[BEGIN Material]

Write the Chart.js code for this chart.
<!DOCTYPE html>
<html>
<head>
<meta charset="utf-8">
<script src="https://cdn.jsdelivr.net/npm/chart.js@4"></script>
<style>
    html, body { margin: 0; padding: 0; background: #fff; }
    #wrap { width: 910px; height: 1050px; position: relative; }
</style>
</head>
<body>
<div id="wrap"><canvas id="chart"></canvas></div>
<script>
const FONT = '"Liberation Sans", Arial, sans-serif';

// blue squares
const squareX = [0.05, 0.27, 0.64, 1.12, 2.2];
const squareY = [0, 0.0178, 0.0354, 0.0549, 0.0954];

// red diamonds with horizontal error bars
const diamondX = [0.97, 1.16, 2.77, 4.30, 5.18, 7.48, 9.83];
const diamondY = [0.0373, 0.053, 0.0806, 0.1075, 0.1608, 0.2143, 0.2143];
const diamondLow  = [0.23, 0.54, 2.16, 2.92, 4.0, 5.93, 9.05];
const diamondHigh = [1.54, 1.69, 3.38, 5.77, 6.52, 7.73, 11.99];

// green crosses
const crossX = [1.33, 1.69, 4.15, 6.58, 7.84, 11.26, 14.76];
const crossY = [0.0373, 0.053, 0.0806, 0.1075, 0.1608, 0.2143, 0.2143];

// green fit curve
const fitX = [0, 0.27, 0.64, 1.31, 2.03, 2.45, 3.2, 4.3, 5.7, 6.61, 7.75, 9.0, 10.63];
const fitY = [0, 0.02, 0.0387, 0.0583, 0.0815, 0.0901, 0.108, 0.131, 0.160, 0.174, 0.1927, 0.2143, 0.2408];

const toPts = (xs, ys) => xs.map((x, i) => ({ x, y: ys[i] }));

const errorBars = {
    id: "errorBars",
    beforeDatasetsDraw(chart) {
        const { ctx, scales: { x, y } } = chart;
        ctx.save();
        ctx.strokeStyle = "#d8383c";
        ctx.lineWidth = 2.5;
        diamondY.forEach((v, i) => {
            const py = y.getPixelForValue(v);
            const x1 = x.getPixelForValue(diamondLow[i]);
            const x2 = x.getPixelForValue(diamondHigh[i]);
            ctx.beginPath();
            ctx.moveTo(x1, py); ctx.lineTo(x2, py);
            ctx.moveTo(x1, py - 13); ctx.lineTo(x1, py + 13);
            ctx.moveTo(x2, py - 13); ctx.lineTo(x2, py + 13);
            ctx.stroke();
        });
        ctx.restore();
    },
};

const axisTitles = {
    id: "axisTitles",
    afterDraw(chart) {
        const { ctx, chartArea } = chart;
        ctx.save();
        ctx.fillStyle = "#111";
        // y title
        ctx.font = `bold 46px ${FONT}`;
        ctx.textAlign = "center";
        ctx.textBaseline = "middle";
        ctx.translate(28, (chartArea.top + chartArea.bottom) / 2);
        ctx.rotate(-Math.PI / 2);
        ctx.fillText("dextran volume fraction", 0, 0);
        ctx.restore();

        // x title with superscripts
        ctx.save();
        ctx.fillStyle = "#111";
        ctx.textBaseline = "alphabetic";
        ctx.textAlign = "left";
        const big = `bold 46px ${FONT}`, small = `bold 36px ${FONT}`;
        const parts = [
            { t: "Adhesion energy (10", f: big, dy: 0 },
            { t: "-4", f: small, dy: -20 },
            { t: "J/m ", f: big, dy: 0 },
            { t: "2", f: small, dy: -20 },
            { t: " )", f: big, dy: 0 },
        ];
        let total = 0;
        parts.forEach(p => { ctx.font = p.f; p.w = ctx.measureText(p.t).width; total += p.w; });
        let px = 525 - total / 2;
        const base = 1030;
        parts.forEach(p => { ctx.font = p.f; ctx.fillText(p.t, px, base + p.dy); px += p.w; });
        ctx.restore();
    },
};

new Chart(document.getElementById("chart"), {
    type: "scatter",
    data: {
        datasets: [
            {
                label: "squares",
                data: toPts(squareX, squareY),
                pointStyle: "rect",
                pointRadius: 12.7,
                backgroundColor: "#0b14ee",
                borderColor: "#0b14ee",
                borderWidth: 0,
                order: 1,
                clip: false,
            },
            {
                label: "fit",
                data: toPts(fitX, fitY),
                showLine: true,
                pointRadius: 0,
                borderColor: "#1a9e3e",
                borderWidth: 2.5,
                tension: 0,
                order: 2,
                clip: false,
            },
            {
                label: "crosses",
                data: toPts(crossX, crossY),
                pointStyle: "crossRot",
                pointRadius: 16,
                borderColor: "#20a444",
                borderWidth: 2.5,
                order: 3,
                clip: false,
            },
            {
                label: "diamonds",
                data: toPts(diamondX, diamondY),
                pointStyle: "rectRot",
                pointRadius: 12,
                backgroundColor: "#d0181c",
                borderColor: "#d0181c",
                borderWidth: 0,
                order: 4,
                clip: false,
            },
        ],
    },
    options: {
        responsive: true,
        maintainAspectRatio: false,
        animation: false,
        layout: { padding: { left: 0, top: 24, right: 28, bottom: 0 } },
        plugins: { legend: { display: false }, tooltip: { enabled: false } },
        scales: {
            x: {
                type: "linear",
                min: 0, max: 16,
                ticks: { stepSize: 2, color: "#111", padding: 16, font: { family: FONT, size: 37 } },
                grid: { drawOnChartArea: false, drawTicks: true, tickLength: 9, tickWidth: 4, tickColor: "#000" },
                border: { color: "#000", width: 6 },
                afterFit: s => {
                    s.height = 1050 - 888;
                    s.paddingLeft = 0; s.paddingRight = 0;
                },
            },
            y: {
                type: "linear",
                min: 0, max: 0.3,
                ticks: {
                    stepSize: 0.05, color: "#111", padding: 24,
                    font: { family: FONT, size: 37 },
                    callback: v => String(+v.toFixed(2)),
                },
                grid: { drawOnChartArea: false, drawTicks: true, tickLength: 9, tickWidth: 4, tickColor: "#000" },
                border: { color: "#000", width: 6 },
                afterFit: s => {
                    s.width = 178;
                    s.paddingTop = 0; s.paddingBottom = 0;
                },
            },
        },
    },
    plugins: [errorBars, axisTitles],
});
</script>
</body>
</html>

[END Material]

Objective:
Write out the data exactly as it stands.

Task output:
Write the Chart.js code for this chart.
<!DOCTYPE html>
<html>
<head>
<meta charset="utf-8">
<script src="https://cdn.jsdelivr.net/npm/chart.js@4"></script>
<style>
    html, body { margin: 0; padding: 0; background: #fff; }
    #wrap { width: 910px; height: 1050px; position: relative; }
</style>
</head>
<body>
<div id="wrap"><canvas id="chart"></canvas></div>
<script>
const FONT = '"Liberation Sans", Arial, sans-serif';

// blue squares
const squareX = [0.05, 0.27, 0.64, 1.12, 2.2];
const squareY = [0, 0.0178, 0.0354, 0.0549, 0.0954];

// red diamonds with horizontal error bars
const diamondX = [0.97, 1.16, 2.77, 4.30, 5.18, 7.48, 9.83];
const diamondY = [0.0373, 0.053, 0.0806, 0.1075, 0.1608, 0.2143, 0.2143];
const diamondLow  = [0.23, 0.54, 2.16, 2.92, 4.0, 5.93, 9.05];
const diamondHigh = [1.54, 1.69, 3.38, 5.77, 6.52, 7.73, 11.99];

// green crosses
const crossX = [1.33, 1.69, 4.15, 6.58, 7.84, 11.26, 14.76];
const crossY = [0.0373, 0.053, 0.0806, 0.1075, 0.1608, 0.2143, 0.2143];

// green fit curve
const fitX = [0, 0.27, 0.64, 1.31, 2.03, 2.45, 3.2, 4.3, 5.7, 6.61, 7.75, 9.0, 10.63];
const fitY = [0, 0.02, 0.0387, 0.0583, 0.0815, 0.0901, 0.108, 0.131, 0.160, 0.174, 0.1927, 0.2143, 0.2408];

const toPts = (xs, ys) => xs.map((x, i) => ({ x, y: ys[i] }));

const errorBars = {
    id: "errorBars",
    beforeDatasetsDraw(chart) {
        const { ctx, scales: { x, y } } = chart;
        ctx.save();
        ctx.strokeStyle = "#d8383c";
        ctx.lineWidth = 2.5;
        diamondY.forEach((v, i) => {
            const py = y.getPixelForValue(v);
            const x1 = x.getPixelForValue(diamondLow[i]);
            const x2 = x.getPixelForValue(diamondHigh[i]);
            ctx.beginPath();
            ctx.moveTo(x1, py); ctx.lineTo(x2, py);
            ctx.moveTo(x1, py - 13); ctx.lineTo(x1, py + 13);
            ctx.moveTo(x2, py - 13); ctx.lineTo(x2, py + 13);
            ctx.stroke();
        });
        ctx.restore();
    },
};

const axisTitles = {
    id: "axisTitles",
    afterDraw(chart) {
        const { ctx, chartArea } = chart;
        ctx.save();
        ctx.fillStyle = "#111";
        // y title
        ctx.font = `bold 46px ${FONT}`;
        ctx.textAlign = "center";
        ctx.textBaseline = "middle";
        ctx.translate(28, (chartArea.top + chartArea.bottom) / 2);
        ctx.rotate(-Math.PI / 2);
        ctx.fillText("dextran volume fraction", 0, 0);
        ctx.restore();

        // x title with superscripts
        ctx.save();
        ctx.fillStyle = "#111";
        ctx.textBaseline = "alphabetic";
        ctx.textAlign = "left";
        const big = `bold 46px ${FONT}`, small = `bold 36px ${FONT}`;
        const parts = [
            { t: "Adhesion energy (10", f: big, dy: 0 },
            { t: "-4", f: small, dy: -20 },
            { t: "J/m ", f: big, dy: 0 },
            { t: "2", f: small, dy: -20 },
            { t: " )", f: big, dy: 0 },
        ];
        let total = 0;
        parts.forEach(p => { ctx.font = p.f; p.w = ctx.measureText(p.t).width; total += p.w; });
        let px = 525 - total / 2;
        const base = 1030;
        parts.forEach(p => { ctx.font = p.f; ctx.fillText(p.t, px, base + p.dy); px += p.w; });
        ctx.restore();
    },
};

new Chart(document.getElementById("chart"), {
    type: "scatter",
    data: {
        datasets: [
            {
                label: "squares",
                data: toPts(squareX, squareY),
                pointStyle: "rect",
                pointRadius: 12.7,
                backgroundColor: "#0b14ee",
                borderColor: "#0b14ee",
                borderWidth: 0,
                order: 1,
                clip: false,
            },
            {
                label: "fit",
                data: toPts(fitX, fitY),
                showLine: true,
                pointRadius: 0,
                borderColor: "#1a9e3e",
                borderWidth: 2.5,
                tension: 0,
                order: 2,
                clip: false,
            },
            {
                label: "crosses",
                data: toPts(crossX, crossY),
                pointStyle: "crossRot",
                pointRadius: 16,
                borderColor: "#20a444",
                borderWidth: 2.5,
                order: 3,
                clip: false,
            },
            {
                label: "diamonds",
                data: toPts(diamondX, diamondY),
                pointStyle: "rectRot",
                pointRadius: 12,
                backgroundColor: "#d0181c",
                borderColor: "#d0181c",
                borderWidth: 0,
                order: 4,
                clip: false,
            },
        ],
    },
    options: {
        responsive: true,
        maintainAspectRatio: false,
        animation: false,
        layout: { padding: { left: 0, top: 24, right: 28, bottom: 0 } },
        plugins: { legend: { display: false }, tooltip: { enabled: false } },
        scales: {
            x: {
                type: "linear",
                min: 0, max: 16,
                ticks: { stepSize: 2, color: "#111", padding: 16, font: { family: FONT, size: 37 } },
                grid: { drawOnChartArea: false, drawTicks: true, tickLength: 9, tickWidth: 4, tickColor: "#000" },
                border: { color: "#000", width: 6 },
                afterFit: s => {
                    s.height = 1050 - 888;
                    s.paddingLeft = 0; s.paddingRight = 0;
                },
            },
            y: {
                type: "linear",
                min: 0, max: 0.3,
                ticks: {
                    stepSize: 0.05, color: "#111", padding: 24,
                    font: { family: FONT, size: 37 },
                    callback: v => String(+v.toFixed(2)),
                },
                grid: { drawOnChartArea: false, drawTicks: true, tickLength: 9, tickWidth: 4, tickColor: "#000" },
                border: { color: "#000", width: 6 },
                afterFit: s => {
                    s.width = 178;
                    s.paddingTop = 0; s.paddingBottom = 0;
                },
            },
        },
    },
    plugins: [errorBars, axisTitles],
});
</script>
</body>
</html>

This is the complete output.